O Tesouro

“Na época em que o rei Frederico II da Dinamarca reinava na província de Bohus, vivia em Marstrand um pobre peixeiro, de nome Torarin.” Um arranque destes já era anacrónico quando Selma Lagerlöf escreveu O Tesouro, em 1904. Hoje, assente que está a poeira das modas, podemos considerá-lo intemporal. A história emerge com a solidez da sua simplicidade. Combina elementos dos contos populares e das histórias de fantasmas, sob uma atmosfera moral e religiosa, inspirada em lendas escandinavas e em episódios bíblicos.

 

O Tesouro narra a história de Elsalill, uma rapariga que se apaixona por um dos homens que lhe matou a família. Perseguida pelo fantasma da irmã adoptiva, Elsalill vive atormentada pela dúvida: denunciar o homem que ama ou fugir com ele, tornando-se cúmplice do crime e carregando em silêncio a culpa dos dois. A questão central do romance é este dilema moral de Elsalill, no qual se confrontam os seus sentimentos e uma noção de justiça transcendente. Enquanto os assassinos não são punidos, não é apenas a alma da irmã que não tem descanso; a própria Natureza, o longo braço de Deus, impõe as suas leis. O barco que levaria os criminosos de volta à Escócia, de onde eram originários, permanecerá encalhado no gelo até que a justiça seja feita. Sendo a paixão de Elsalill o único obstáculo entre o crime e o castigo, o seu sacrifício torna-se a condição para o apaziguamento dos defuntos e da cólera divina.
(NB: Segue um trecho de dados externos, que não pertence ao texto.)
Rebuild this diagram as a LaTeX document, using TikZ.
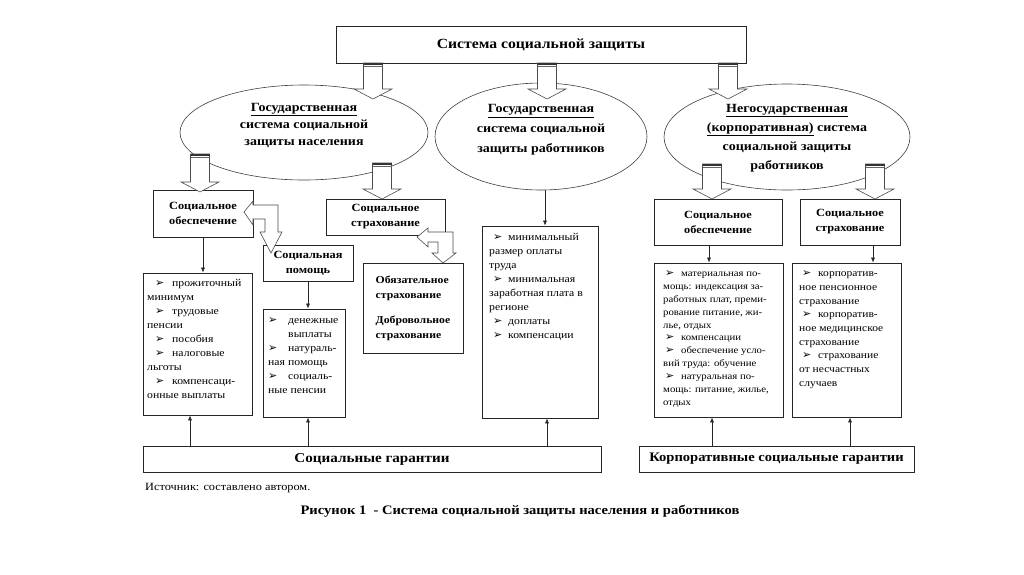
\documentclass[tikz,border=0pt]{standalone}
\usepackage{fontspec}
\setmainfont{Liberation Serif}
\newfontfamily\wfont[FakeStretch=1.12]{Liberation Serif}
\newfontfamily\bulfont{DejaVu Sans}
\usetikzlibrary{shapes.geometric,arrows.meta}
\newcommand\bl[2]{\hspace*{#1}\makebox[#2][l]{\bulfont\fontsize{11}{11}\selectfont ➢}}
\newcommand\hollowdown[3]{%
  \filldraw[harrow] (#1-9.5,#2) -- (#1-9.5,#3-10) -- (#1-19,#3-10) -- (#1,#3) -- (#1+19,#3-10) -- (#1+9.5,#3-10) -- (#1+9.5,#2) -- cycle;
  \fill[black!80] (#1-9.5,#2) rectangle (#1+9.5,#2+2.2);
  \draw[black!60, line width=0.5pt] (#1-9.5,#2+3.6) -- (#1+9.5,#2+3.6);
}
\begin{document}
\begin{tikzpicture}[x=1pt,y=-1pt,
  box/.style={draw=black!85, line width=0.7pt, inner sep=0pt},
  ell/.style={draw=black!75, line width=0.6pt, ellipse, inner sep=0pt},
  etext/.style={align=center, inner sep=0pt, font=\wfont\bfseries\fontsize{12.5}{17}\selectfont},
  hfont/.style={align=center, font=\wfont\bfseries\fontsize{11}{15}\selectfont},
  ltext/.style={align=left, inner sep=0pt, anchor=north west},
  harrow/.style={draw=black!70, fill=white, line width=0.6pt, line join=miter},
  arr/.style={draw=black!85, line width=0.6pt, -{Latex[length=5pt,width=4pt]}}]
\fill[white] (0,0) rectangle (1024,574);
\useasboundingbox (0,0) rectangle (1024,574);

% top box
\node[box, minimum width=410pt, minimum height=37pt, font=\wfont\bfseries\fontsize{14}{16}\selectfont] (top) at (541,44.5) {Система социальной защиты};

% ellipses
\node[ell, minimum width=248pt, minimum height=95pt] (E1) at (304,132.5) {};
\node[ell, minimum width=212pt, minimum height=107pt] (E2) at (541,136.5) {};
\node[ell, minimum width=246pt, minimum height=106pt] (E3) at (787,137) {};
\node[etext] (E1t) at (304,125.5) {\underline{Государственная}\\система социальной\\защиты населения};
\node[etext, font=\wfont\bfseries\fontsize{12.5}{20}\selectfont] (E2t) at (541,130) {\underline{Государственная}\\система социальной\\защиты работников};
\node[etext, font=\wfont\bfseries\fontsize{12.5}{19}\selectfont] (E3t) at (787,138) {\underline{Негосударственная}\\\underline{(корпоративная)} система\\социальной защиты\\работников};

% heading boxes
\node[box, hfont, minimum width=100pt, minimum height=47pt] (SO) at (203,213.5) {Социальное\\обеспечение};
\node[box, hfont, minimum width=119pt, minimum height=36pt] (SS) at (385.5,217) {Социальное\\страхование};
\node[box, hfont, minimum width=90pt, minimum height=36pt] (SP) at (308,263) {Социальная\\помощь};
\node[box, hfont, align=left, font=\wfont\bfseries\fontsize{10.5}{15}\selectfont, minimum width=100pt, minimum height=90pt] (OS) at (413,308) {Обязательное\\страхование\\[10pt]Добровольное\\страхование};
\node[box, hfont, minimum width=128pt, minimum height=46pt] (CO) at (718,222) {Социальное\\обеспечение};
\node[box, hfont, minimum width=100pt, minimum height=46pt] (CS) at (850,222) {Социальное\\страхование};

% list boxes
\node[box, minimum width=109pt, minimum height=142pt] (L1) at (197.5,344) {};
\node[box, minimum width=82pt, minimum height=108pt] (L2) at (304,363) {};
\node[box, minimum width=116pt, minimum height=192pt] (M) at (540,322) {};
\node[box, minimum width=129pt, minimum height=154pt] (R1) at (718.5,340) {};
\node[box, minimum width=109pt, minimum height=154pt] (R2) at (846.5,340) {};

\node[ltext, font=\wfont\fontsize{10.5}{14}\selectfont] (L1t) at (147,276.6) {\strut\bl{8pt}{17pt}прожиточный\\минимум\\\bl{8pt}{17pt}трудовые\\пенсии\\\bl{8pt}{17pt}пособия\\\bl{8pt}{17pt}налоговые\\льготы\\\bl{8pt}{17pt}компенсаци-\\онные выплаты};
\node[ltext, font=\wfont\fontsize{10.5}{14}\selectfont] (L2t) at (268,313.5) {\strut\bl{0pt}{20pt}денежные\\\hspace*{20pt}выплаты\\\bl{0pt}{20pt}натураль-\\ная помощь\\\bl{0pt}{20pt}социаль-\\ные пенсии};
\node[ltext, font=\wfont\fontsize{10.5}{14}\selectfont] (Mt) at (489,230.6) {\strut\bl{4pt}{15pt}минимальный\\размер оплаты\\труда\\\bl{4pt}{15pt}минимальная\\заработная плата в\\регионе\\\bl{4pt}{15pt}доплаты\\\bl{4pt}{15pt}компенсации};
\node[ltext, font=\wfont\fontsize{9.6}{12.9}\selectfont] (R1t) at (663,267.2) {\strut\bl{2pt}{16pt}материальная по-\\мощь: индексация за-\\работных плат, преми-\\рование питание, жи-\\лье, отдых\\\bl{2pt}{16pt}компенсации\\\bl{2pt}{16pt}обеспечение усло-\\вий труда: обучение\\\bl{2pt}{16pt}натуральная по-\\мощь: питание, жилье,\\отдых};
\node[ltext, font=\wfont\fontsize{10.3}{13.7}\selectfont] (R2t) at (799,266.8) {\strut\bl{3pt}{16pt}корпоратив-\\ное пенсионное\\страхование\\\bl{3pt}{16pt}корпоратив-\\ное медицинское\\страхование\\\bl{3pt}{16pt}страхование\\от несчастных\\случаев};

% bottom boxes
\node[box, minimum width=458pt, minimum height=26pt, font=\wfont\bfseries\fontsize{13.5}{15}\selectfont] (B1) at (372,459) {Социальные гарантии};
\node[box, minimum width=275pt, minimum height=26pt, font=\wfont\bfseries\fontsize{13}{15}\selectfont] (B2) at (776.5,459) {Корпоративные социальные гарантии};

% captions
\node[anchor=west, inner sep=0pt, font=\wfont\fontsize{11}{13}\selectfont] (src) at (145,488) {Источник: составлено автором.};
\node[inner sep=0pt, font=\wfont\bfseries\fontsize{13}{15}\selectfont] (cap) at (520,511) {Рисунок 1~~- Система социальной защиты населения и работников};

% thin arrows
\draw[arr] (SO.south) -- (SO.south |- L1.north);
\draw[arr] (SP.south) -- (SP.south |- L2.north);
\draw[arr] (E2.south -| 545,0) -- (M.north -| 545,0);
\draw[arr] (CO.south -| 709,0) -- (R1.north -| 709,0);
\draw[arr] (CS.south -| 873,0) -- (R2.north -| 873,0);
\draw[arr] (B1.north -| 190,0) -- (L1.south -| 190,0);
\draw[arr] (B1.north -| 308,0) -- (L2.south -| 308,0);
\draw[arr] (B1.north -| 547,0) -- (M.south -| 547,0);
\draw[arr] (B2.north -| 712,0) -- (R1.south -| 712,0);
\draw[arr] (B2.north -| 850,0) -- (R2.south -| 850,0);

% hollow arrows
\hollowdown{373}{63}{99}
\hollowdown{547}{63}{99}
\hollowdown{728}{63}{99}
\hollowdown{200}{154}{192}
\hollowdown{382}{163}{199}
\hollowdown{712}{164}{199}
\hollowdown{875}{164}{199}

% bent double hollow arrows
\filldraw[harrow] (244,212) -- (253,201) -- (253,205) -- (278,205) -- (278,232) -- (282,232) -- (271,253) -- (260,232) -- (265,232) -- (265,219) -- (253,219) -- (253,225) -- cycle;
\filldraw[harrow] (417,237) -- (428,228) -- (428,232) -- (453,232) -- (453,253) -- (456,253) -- (443,263) -- (432,253) -- (438,253) -- (438,242) -- (428,242) -- (428,247) -- cycle;
\end{tikzpicture}
\end{document}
Ao aceitar o seu destino trágico, Elsalill expia o seu pecado: o de um amor corrompido pela culpa.

 

Simples na caracterização das personagens e na descrição dos ambientes, e profundo no tratamento dos temas (amor, culpa, redenção), O Tesouro é uma obra anti-naturalista que reveste a estrutura dos contos tradicionais de uma sensibilidade cristã típica dos países nórdicos. Um antepassado literário de filmes como A Palavra (Dreyer), A Fonte da Virgem (Bergman) e Ondas de Paixão (von Trier), com os quais partilha a austeridade mística e a economia narrativa. Selma Lagerlöf, a primeira mulher a receber o Prémio Nobel, escreveu um romance sem adiposidades, sempre as primeiras presas da voracidade do tempo. A designação de clássico serve-lhe na perfeição.